Practice, Civil, Finding of trial judge. Agency. Bailment.
In an action to recover damages under a special contract by which the plaintiff agreed to furnish certain goods, retaining the title to them, to be sold by the defendant in his store as the plaintiff's agent, where the plaintiff contended that he delivered to the defendant goods of a certain value to be sold under the contract, and that, after deducting in accordance with the terms of the contract commissions and expenses and the value of the goods returned to the plaintiff, a balance was due to the plaintiff, and where a judge, before whom the case was tried without a jury, found on conflicting evidence that such a balance was due, it was held, that, the issues being wholly of fact, the finding of the judge was conclusive.
In an action on a special contract, against an agent to whom the plaintiff had entrusted merchandise to be sold upon a commission, for a balance alleged to be due, where the presiding judge refused to rule that the defendant was a gratuitous bailee and consequently was not liable for the goods unless he was negligent in caring for them, it was held, that the refusal of the ruling was proper, because, even if the defendant was a gratuitous bailee, his care was not in issue in the case.

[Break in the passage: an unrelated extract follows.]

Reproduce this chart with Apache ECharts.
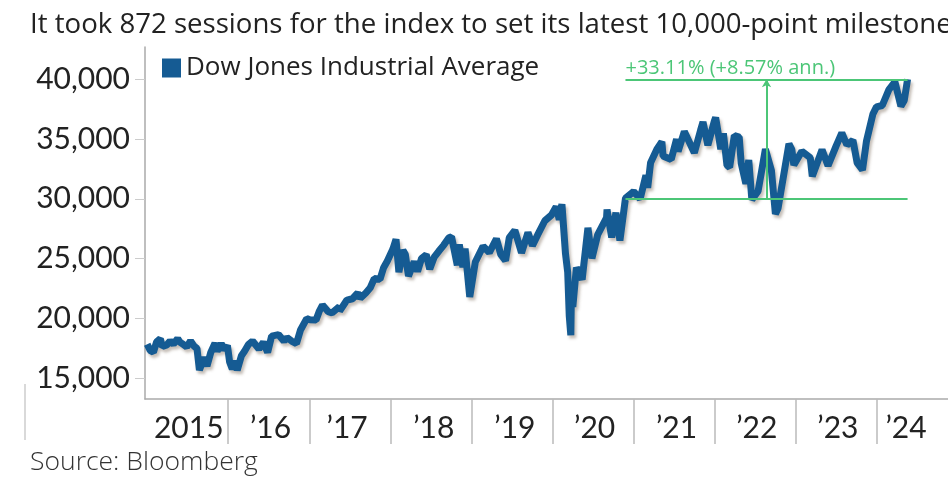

CARROLL, J. The evidence was conflicting, but the judge, [Note p63] before whom the case was tried without a jury, might have found the facts to be as follows: The plaintiff agreed to supply the defendant with the necessary merchandise for the establishment of a jewelry department in the defendant's store, and to furnish a showcase in which to exhibit the jewelry. The title to the merchandise was to remainin the plaintiff until sold to customers in the usual course of business, and the prices were to be fixed by the plaintiff. The defendant was to furnish store space, manage the department, to have charge of the property and receipts from the sales, and to make weekly reports and remittances to the plaintiff. As compensation for its services and floor space, the defendant was to receive twenty per cent of the gross sales, and in addition a sum not to exceed $6 a week as the wages of a saleswoman. The merchandise covered by the contract was marked with a selling price, it was received by the defendant and was exhibited for sale in accordance with the agreement. The department was maintained for some months and reports and remittances were made to the plaintiff from time to time. When the defendant discontinued the department, the merchandise unsold was packed in boxes, and later, when the plaintiff called for it, it was repacked and reshipped to the plaintiff's place of business and credit was given to the defendant therefor. There were in addition several items of goods which were sold and delivered to the defendant, which had not been paid for by the defendant.

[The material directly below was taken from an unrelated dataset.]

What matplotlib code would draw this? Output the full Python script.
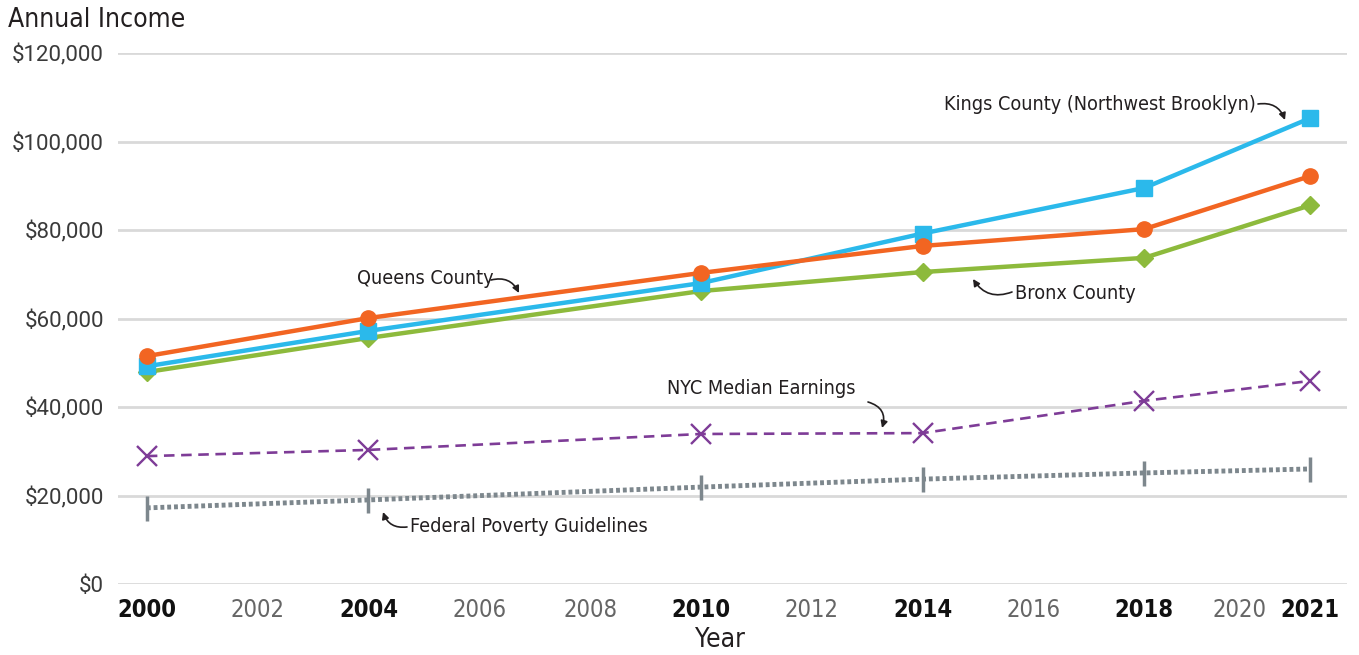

The case was heard before an auditor who found in favor of the plaintiff. At the time of this hearing the declaration contained one count on an account annexed. Later the plaintiff added by amendment a second count for money had and received, and later a third count on a special contract. At the trial in the Superior Court, no question of pleading was raised, and no request was made for any ruling on the separate counts. The trial judge found for the plaintiff.
We are not called upon to decide whether under a special contract like the one in this case, where the title to the property remains in the plaintiff, there can be a recovery for goods sold and delivered, or where an agent or factor does not convert all
of the property entrusted to him into money, there can be a recovery for money had and received. Allen v. Ford, 19 Pick. 217 . Brown v. Holbrook, 4 Gray 102 . Hagar v. Norton, 188 Mass. 47 .
The third count sets out a special contract and its breach and the plaintiff was entitled to recover under this count. As all the questions involved were questions of fact, such as the amount of goods placed in the custody of the defendant, the amount of returns made, the value of the goods sold and returned to the plaintiff, the expenses and commissions, the finding of the judge on these matters is conclusive. The defendant requested the following rulings:
1. Upon all the evidence the plaintiff cannot recover for any of the goods which shall appear to have been left in the possession or under the care of the defendant.
2. The defendant, upon all the evidence, was the gratuitous bailee of the goods left in its possession by the plaintiff.
3. The defendant is not liable for goods of which it was a gratuitous bailee, without neglect on its part in caring for them.
All of these rulings were refused properly. The goods which were not sold were returned to the plaintiff and credit was given to the defendant for them. The plaintiff did not ask to recover for goods not sold and which remained in the possession of the defendant until returned to the plaintiff. The plaintiff contended that it delivered to the defendant certain property of a certain value; deducting commissions and expenses and goods returned, a certain amount was due and this action is to recover this amount. The second and third requests were refused properly. Even if the defendant was a gratuitous bailee, his care was not in issue in the case. See R. L. c. 68.
M. S. Holbrook, for the defendant.
C. H. Baldwin, for the plaintiff, submitted a brief.
[Note p63] Hall, J., who found for the plaintiff. The defendant alleged exceptions.